En second lieu, il peut arriver que, des deux industries rivales dont j’ai parlé, l’une l’emporte décidément sur l’autre par les avantages intrinsèques ou extrinsèques dont elle dispose ; dans ce cas, elle se répandra seule et refoulera l’autre, la troisième restant dans son néant. — Il peut se faire enfin que la supériorité de la première sur la seconde ne soit pas suffisante pour écraser celle-ci, qui parviendra à vivre en un petit domaine réservé et préservé. — Dans tous les cas, il y aura différenciation de la colonie, quoique en somme, je le répète, la colonisation ait été avant tout une œuvre d’imitation.
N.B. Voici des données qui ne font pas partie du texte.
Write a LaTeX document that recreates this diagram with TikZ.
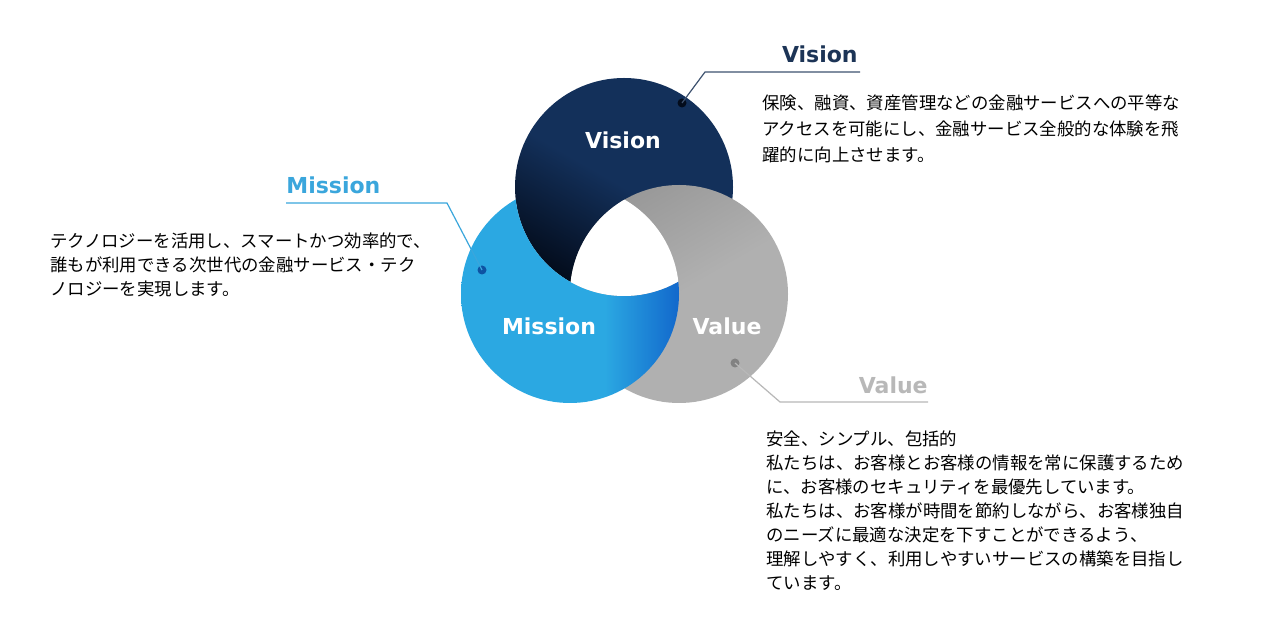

J’excepte le cas, bien entendu, où de nouvelles inventions auraient surgi dans le cerveau des colons. Ce cas correspond à celui où les descendants présentent des qualités spéciales dont le germe même ne préexistait pas chez les parents ni chez les ancêtres. — Ainsi, la logique sociale règle la lutte ou l’accord, la soustraction ou l’addition des imitations en présence dans une nation naissante ou croissante, de la même manière que la logique vitale, pourrait-on dire en donnant un nom à ce qui n’en a pas reçu dans la langue des naturalistes, règle la lutte ou l’accord des hérédités en présence dans un organisme naissant ou croissant.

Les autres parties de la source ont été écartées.